Efgani Dönmez: Ja, leider. Es gibt heute auch in Europa ein reaktionäres nationalistisch-islamistisches Milieu. Das verändert unsere Gesellschaft, das sollten wir nicht unterschätzen. Den aufgeklärten, säkularen Türken wird der Atem abgeschnürt. Fast alle unsere Großparteien haben Vertreter aus bekannten reaktionären Gruppierungen in ihren Parteistrukturen. Sie halten aber ihre schützende Hand darüber. Das führt zu einem doppelbödigen Spiel und zu vielen Scheindiskussionen.  Unsere Politik reagiert leider nur, anstatt wirklich zu handeln.

"Krone": Was sind mögliche Motive bei den Parteien dahinter?
Efgani Dönmez: Es ist eine Mischung aus Kalkül und Naivität. Kalkül, weil diese Leute für eine Partei innerhalb kürzester Zeit viele Wählerstimmen mobilisieren können. Und Naivität, weil Einflüsse von nationalistisch-islamistischen Kräften sicher keine kulturelle Bereicherung für uns sind. Im Gegenteil.

"Krone": Ich sehe, dass Kinder und Jugendliche - die Mädchen mit Kopftuch - am Wochenende in türkische Ortsvereine in unseren Gemeinden gehen. Was passiert dort?
Efgani Dönmez: Sie sind angehalten, am Wochenende, oft auch in den Ferien, den Koran-Kurs zu besuchen. Sie müssen auswendig lernen, rezitieren und werden hier von Leuten unterrichtet, die nicht immer eine pädagogische oder theologische Ausbildung haben. Sie werden hier auch mit Gedankengut konfrontiert, das sie gar nicht verstehen können. Man kann sich ausrechnen, was dabei rauskommen kann.

"Krone": Sind diese Vereine denn wirklich unabhängig?
Efgani Dönmez: Wir wissen genau, dass viele dieser Vereine verlängerte Arme der politischen Parteien aus der Türkei oder anderen Ländern sind. Es sind Brückenköpfe einer nationalistisch-reaktionären Gesinnung in Europa. Das Vereinsrecht wird missbraucht, wir hätten aber ausreichend Gesetze, dem einen Riegel vorzuschieben.

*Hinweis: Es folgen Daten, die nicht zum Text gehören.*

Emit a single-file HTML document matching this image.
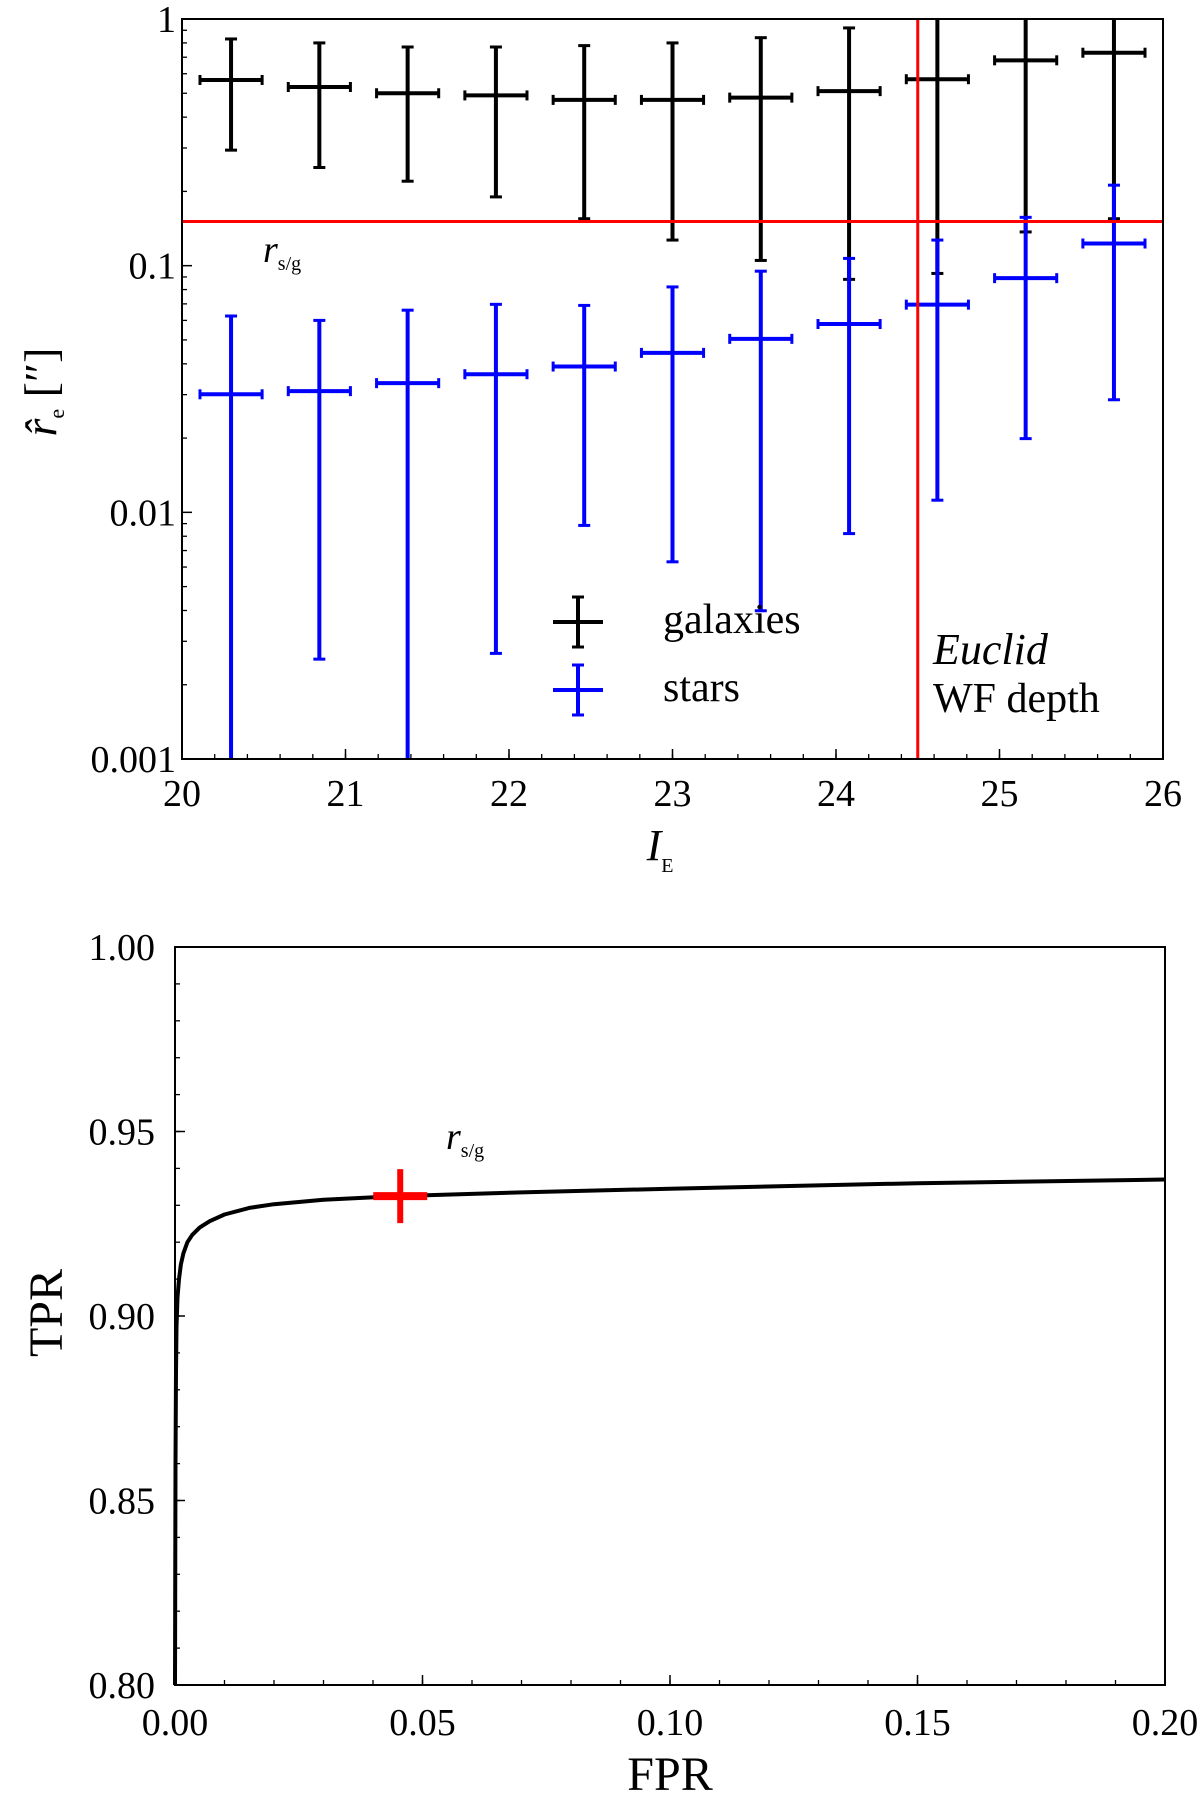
<!DOCTYPE html>
<html><head><meta charset="utf-8"><style>
body{margin:0;background:#fff}
svg{display:block;font-family:"Liberation Serif",serif}
</style></head><body>
<svg id="c" width="1200" height="1794" viewBox="0 0 1200 1794"></svg>
<script>
// ---- top panel data ----
const magBins=[20.3,20.84,21.38,21.92,22.46,23.0,23.54,24.08,24.62,25.16,25.7];
const galY=[0.566,0.53,0.50,0.49,0.47,0.47,0.48,0.51,0.57,0.68,0.73];
const galHi=[0.83,0.80,0.77,0.77,0.78,0.80,0.84,0.92,1.5,1.5,1.5];
const galLo=[0.294,0.25,0.22,0.19,0.155,0.127,0.105,0.088,0.093,0.137,0.155];
const starY=[0.0301,0.031,0.0334,0.0363,0.039,0.0443,0.0505,0.058,0.0695,0.089,0.123];
const starHi=[0.0625,0.060,0.066,0.0697,0.069,0.082,0.095,0.107,0.127,0.157,0.212];
const starLo=[0.0005,0.00254,0.0005,0.00268,0.00885,0.0063,0.00399,0.0082,0.0112,0.0199,0.0286];
const magErr=0.19;
const rsg=0.151, depth=24.5;
const yTicksTop=[1,0.1,0.01,0.001], yTickLabelsTop=["1","0.1","0.01","0.001"];
const xTicksTop=[20,21,22,23,24,25,26];
// ---- bottom panel data ----
const fpr=[0,0.0001,0.0002,0.0003,0.0005,0.0008,0.0012,0.0017,0.0025,0.0035,0.005,0.007,0.01,0.015,0.02,0.03,0.045,0.07,0.1,0.15,0.2];
const tpr=[0.80,0.86,0.885,0.897,0.905,0.910,0.914,0.917,0.920,0.922,0.924,0.9257,0.9275,0.9293,0.9303,0.9315,0.9325,0.9335,0.9345,0.936,0.937];
const opFpr=0.0455, opTpr=0.9325;
const xTicksBot=[0,0.05,0.1,0.15,0.2], xTickLabelsBot=["0.00","0.05","0.10","0.15","0.20"];
const yTicksBot=[0.8,0.85,0.9,0.95,1.0], yTickLabelsBot=["0.80","0.85","0.90","0.95","1.00"];

const svg=document.getElementById('c');const NS="http://www.w3.org/2000/svg";
function el(t,a,p){const e=document.createElementNS(NS,t);for(const k in a)e.setAttribute(k,a[k]);(p||svg).appendChild(e);return e;}
// top axes
const T={l:182,r:1163,t:19,b:759};
const xT=v=>T.l+(v-20)/6*(T.r-T.l);
const yT=v=>T.t+(0-Math.log10(v))/3*(T.b-T.t);
const gTop=el('g',{});
const cp=el('clipPath',{id:'cpT'});el('rect',{x:T.l,y:T.t,width:T.r-T.l,height:T.b-T.t},cp);
const gData=el('g',{'clip-path':'url(#cpT)'},gTop);
function errbar(g,x,y,hi,lo,col,name){const gg=el('g',{},g);
 el('line',{x1:xT(x),x2:xT(x),y1:yT(hi),y2:yT(lo),stroke:col,'stroke-width':4},gg);
 el('line',{x1:xT(x-magErr),x2:xT(x+magErr),y1:yT(y),y2:yT(y),stroke:col,'stroke-width':4},gg);
 el('line',{x1:xT(x-magErr),x2:xT(x-magErr),y1:yT(y)-5,y2:yT(y)+5,stroke:col,'stroke-width':3},gg);
 el('line',{x1:xT(x+magErr),x2:xT(x+magErr),y1:yT(y)-5,y2:yT(y)+5,stroke:col,'stroke-width':3},gg);
 [hi,lo].forEach(v=>el('line',{x1:xT(x)-6,x2:xT(x)+6,y1:yT(v),y2:yT(v),stroke:col,'stroke-width':3},gg));}
magBins.forEach((m,i)=>errbar(gData,m,galY[i],galHi[i],galLo[i],'#000','galaxy-point'));
magBins.forEach((m,i)=>errbar(gData,m,starY[i],starHi[i],starLo[i],'#0000ff','star-point'));
let h=el('line',{x1:T.l,x2:T.r,y1:yT(rsg),y2:yT(rsg),stroke:'#ff0000','stroke-width':3},gTop);

let v=el('line',{x1:xT(depth),x2:xT(depth),y1:T.t,y2:T.b,stroke:'#ff0000','stroke-width':3},gTop);

el('rect',{x:T.l,y:T.t,width:T.r-T.l,height:T.b-T.t,fill:'none',stroke:'#000','stroke-width':2},gTop);
for(let d=-3;d<0;d++)for(let k=2;k<10;k++){const y=yT(k*Math.pow(10,d));el('line',{x1:T.l,x2:T.l+5,y1:y,y2:y,stroke:'#000','stroke-width':1.3},gTop);}
yTicksTop.forEach((t,i)=>{el('line',{x1:T.l,x2:T.l+10,y1:yT(t),y2:yT(t),stroke:'#000','stroke-width':1.5},gTop);
 const tx=el('text',{x:T.l-6,y:yT(t)+13,'text-anchor':'end','font-size':38},gTop);tx.textContent=yTickLabelsTop[i];
 });
for(let x=20;x<=26.001;x+=0.2){el('line',{x1:xT(x),x2:xT(x),y1:T.b,y2:T.b-5,stroke:'#000','stroke-width':1.3},gTop);}
xTicksTop.forEach(t=>{el('line',{x1:xT(t),x2:xT(t),y1:T.b,y2:T.b-10,stroke:'#000','stroke-width':1.5},gTop);
 const tx=el('text',{x:xT(t),y:806,'text-anchor':'middle','font-size':38},gTop);tx.textContent=t;
 });
let t=el('text',{x:660,y:860,'font-size':44,'font-style':'italic','text-anchor':'middle'},gTop);t.innerHTML='I<tspan font-size="20" font-style="normal" dy="12">E</tspan>';

t=el('text',{transform:'translate(56,392) rotate(-90)','font-size':46,'text-anchor':'middle'},gTop);t.innerHTML='<tspan font-style="italic">r̂</tspan><tspan font-size="22" dy="8">e</tspan><tspan dy="-8"> [″]</tspan>';

t=el('text',{x:263,y:262,'font-size':38,'font-style':'italic'},gTop);t.innerHTML='r<tspan font-size="20" font-style="normal" dy="8">s/g</tspan>';

// legend
function legMark(y,col,name,label){const g=el('g',{},gTop);
 el('line',{x1:553,x2:603,y1:y,y2:y,stroke:col,'stroke-width':4},g);el('line',{x1:578,x2:578,y1:y-25,y2:y+25,stroke:col,'stroke-width':4},g);
 el('line',{x1:572,x2:584,y1:y-25,y2:y-25,stroke:col,'stroke-width':3},g);el('line',{x1:572,x2:584,y1:y+25,y2:y+25,stroke:col,'stroke-width':3},g);
 const tx=el('text',{x:663,y:y+11,'font-size':42},g);tx.textContent=label;}
legMark(622,'#000','legend-galaxies','galaxies');legMark(690,'#0000ff','legend-stars','stars');
t=el('text',{x:933,y:664,'font-size':44,'font-style':'italic'},gTop);t.textContent='Euclid';
t=el('text',{x:933,y:712,'font-size':42},gTop);t.textContent='WF depth';

// bottom axes
const B={l:175,r:1165,t:947,b:1685};
const xB=v=>B.l+v/0.2*(B.r-B.l);
const yB=v=>B.b-(v-0.8)/0.2*(B.b-B.t);
const gB=el('g',{});
let d=fpr.map((f,i)=>(i?'L':'M')+xB(f).toFixed(1)+','+yB(tpr[i]).toFixed(1)).join('');
let p=el('path',{d:d,fill:'none',stroke:'#000','stroke-width':4,'stroke-linejoin':'round'},gB);

const gm=el('g',{},gB);
el('line',{x1:xB(opFpr)-27,x2:xB(opFpr)+27,y1:yB(opTpr),y2:yB(opTpr),stroke:'#ff0000','stroke-width':8},gm);
el('line',{x1:xB(opFpr),x2:xB(opFpr),y1:yB(opTpr)-27,y2:yB(opTpr)+27,stroke:'#ff0000','stroke-width':6},gm);
el('rect',{x:B.l,y:B.t,width:B.r-B.l,height:B.b-B.t,fill:'none',stroke:'#000','stroke-width':2},gB);
for(let x=0;x<=0.2001;x+=0.01)el('line',{x1:xB(x),x2:xB(x),y1:B.b,y2:B.b-5,stroke:'#000','stroke-width':1.3},gB);
for(let y=0.8;y<=1.0001;y+=0.01)el('line',{x1:B.l,x2:B.l+5,y1:yB(y),y2:yB(y),stroke:'#000','stroke-width':1.3},gB);
xTicksBot.forEach((t,i)=>{el('line',{x1:xB(t),x2:xB(t),y1:B.b,y2:B.b-10,stroke:'#000','stroke-width':1.5},gB);
 const tx=el('text',{x:xB(t),y:1735,'text-anchor':'middle','font-size':38},gB);tx.textContent=xTickLabelsBot[i];
 });
yTicksBot.forEach((t,i)=>{el('line',{x1:B.l,x2:B.l+10,y1:yB(t),y2:yB(t),stroke:'#000','stroke-width':1.5},gB);
 const tx=el('text',{x:B.l-20,y:yB(t)+13,'text-anchor':'end','font-size':38},gB);tx.textContent=yTickLabelsBot[i];
 });
t=el('text',{x:670,y:1790,'text-anchor':'middle','font-size':48},gB);t.textContent='FPR';
t=el('text',{transform:'translate(62,1313) rotate(-90)','text-anchor':'middle','font-size':48},gB);t.textContent='TPR';
t=el('text',{x:446,y:1149,'font-size':38,'font-style':'italic'},gB);t.innerHTML='r<tspan font-size="20" font-style="normal" dy="8">s/g</tspan>';

</script>
</body></html>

"Krone": Wie sollen wir in Österreich damit umgehen?
Efgani Dönmez: Es gibt viele aufgeschlossene, offene Türken. Wir können differenzieren. Wir sollten aufhören, die Menschen in Herkunft, Religionszugehörigkeit und Ethnien einzuteilen. Unsere Werte der Aufklärung - Demokratie, Rechtsstaatlichkeit, Meinungsfreiheit, Gleichstellung und Selbstbestimmung von Mann und Frau - sind hart erkämpft worden. Wer für diese Werte eintritt, ist in einer offenen Gesellschaft eine Bereicherung, egal, woher er stammt. Wer unsere Toleranz aber missbraucht, um hier eine islamistische Agenda - und damit eine reaktionäre Gesellschaftsordnung zu implementieren - ist eine Gefahr. Ihm sollte das Aufenthaltsrecht entzogen werden.

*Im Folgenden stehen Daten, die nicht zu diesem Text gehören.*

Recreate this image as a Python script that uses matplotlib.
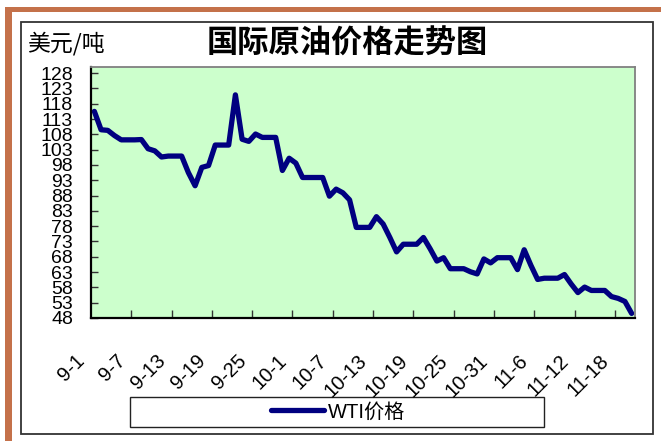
import matplotlib
matplotlib.use("Agg")
import matplotlib.pyplot as plt
from matplotlib.patches import Rectangle
from matplotlib.transforms import ScaledTranslation
import numpy as np

plt.rcParams['font.family'] = ['Liberation Sans', 'Noto Sans CJK SC', 'DejaVu Sans']

W, H = 661, 441

# WTI 每日价格 9-1 ~ 11-20
prices = [115.5, 109.5, 109.3, 107.6, 106.2, 106.2, 106.2, 106.3, 103.3, 102.6,
          100.6, 100.9, 100.9, 100.9, 95.5, 91.2, 97.2, 97.8, 104.5, 104.5,
          104.5, 120.9, 106.4, 105.7, 108.1, 107.0, 107.0, 107.0, 96.2, 100.2,
          98.6, 93.9, 93.9, 93.9, 93.9, 87.8, 90.1, 88.9, 86.6, 77.6,
          77.6, 77.6, 81.1, 78.7, 74.3, 69.6, 72.1, 72.1, 72.1, 74.3,
          70.6, 66.6, 67.7, 64.1, 64.1, 64.1, 63.1, 62.4, 67.3, 66.0,
          67.7, 67.7, 67.7, 63.8, 70.3, 65.2, 60.6, 61.0, 61.0, 61.0,
          62.2, 59.1, 56.3, 58.1, 57.0, 57.0, 57.0, 55.0, 54.4, 53.4,
          49.5]
tick_labels = ['9-1', '9-7', '9-13', '9-19', '9-25', '10-1', '10-7',
               '10-13', '10-19', '10-25', '10-31', '11-6', '11-12', '11-18']
y_ticks = list(range(48, 129, 5))


def fx(x):
    return x / W


def fy(y):
    return 1 - y / H


fig = plt.figure(figsize=(W / 100, H / 100), dpi=100)
fig.patch.set_facecolor('white')

# 外框
orange = '#C4714A'
fig.patches.append(Rectangle((fx(5), fy(12)), fx(W) - fx(5), fy(7) - fy(12),
                             transform=fig.transFigure, facecolor=orange, edgecolor='none'))
fig.patches.append(Rectangle((fx(5), 0), fx(12) - fx(5), fy(7),
                             transform=fig.transFigure, facecolor=orange, edgecolor='none'))
fig.patches.append(Rectangle((fx(20.5), fy(433.5)), fx(652.5) - fx(20.5), fy(21.5) - fy(433.5),
                             transform=fig.transFigure, facecolor='none', edgecolor='#333333', lw=1.3))
# 图例框
fig.patches.append(Rectangle((fx(129.5), fy(427)), fx(544) - fx(129.5), fy(397) - fy(427),
                             transform=fig.transFigure, facecolor='white', edgecolor='#222222',
                             lw=1, zorder=-1))

ax = fig.add_axes([fx(91), fy(318), fx(635) - fx(91), fy(67) - fy(318)])
ax.set_facecolor('#CCFFCC')

n = len(prices)
xs = np.arange(n) + 0.5
ax.plot(xs, prices, color='#000080', lw=3.8, solid_capstyle='round', solid_joinstyle='round',
        label='WTI价格')

ax.set_xlim(0, n)
ax.set_ylim(48, 130)
ax.set_yticks(y_ticks)
ax.set_yticklabels([str(v) for v in y_ticks], fontsize=14)
ax.set_xticks(range(6, n, 6))
ax.set_xticklabels([])
ax.tick_params(axis='y', direction='in', length=5, width=1, color='#333333', pad=13)
ax.tick_params(axis='x', direction='in', length=6, width=1, color='#333333')

for side in ['left', 'bottom']:
    ax.spines[side].set_color('black')
    ax.spines[side].set_linewidth(1.6)
for side in ['top', 'right']:
    ax.spines[side].set_color('#808080')
    ax.spines[side].set_linewidth(1.3)

# 日期标签
off = ScaledTranslation(-19 / 100, -33 / 100, fig.dpi_scale_trans)
for k, lab in enumerate(tick_labels):
    ax.text(k * 6 + 0.5, 0, lab, transform=ax.get_xaxis_transform() + off,
            rotation=45, rotation_mode='anchor', ha='right', va='top', fontsize=14.5)

fig.text(fx(347.5), fy(44), '国际原油价格走势图', ha='center', va='center',
         fontsize=22.5, fontweight='bold', family=['Noto Sans CJK SC', 'DejaVu Sans'])
fig.text(fx(27), fy(44), '美元/吨', ha='left', va='center', fontsize=16.5,
         family=['Noto Sans CJK SC', 'DejaVu Sans'])

ax.legend(loc='center', bbox_to_anchor=(fx(338), fy(412)), bbox_transform=fig.transFigure,
          frameon=False, fontsize=14.5, handlelength=2.6, handletextpad=0.2,
          borderpad=0, borderaxespad=0)

fig.savefig('out.png', dpi=100)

"Krone": Sie haben sich vom Arbeiterkind hochgearbeitet. Hat jeder in Österreich die Chance, etwas zu werden?
Efgani Dönmez: Ja, ich halte nichts von der Opferrolle. Es wird einem nichts geschenkt, wenn man Mustafa oder Fatma heißt, schon gar nicht. Grundsätzlich kann jeder in diesem Land eine gute Ausbildung machen und die Universität besuchen, wenn er nur will.

"Krone": Was ist Ihr Glaube?
Efgani Dönmez: Ich bin Moslem mit alevitischen Wurzeln und will aufrichtig durch das Leben gehen. Von politisiertem Glauben halte ich nichts.

"Krone": Leben Sie gefährlich?
Efgani Dönmez: Ich muss mit Übergriffen rechnen. Aber ich versuche dennoch immer, die Visionen, die ich habe, in die Realität umzusetzen.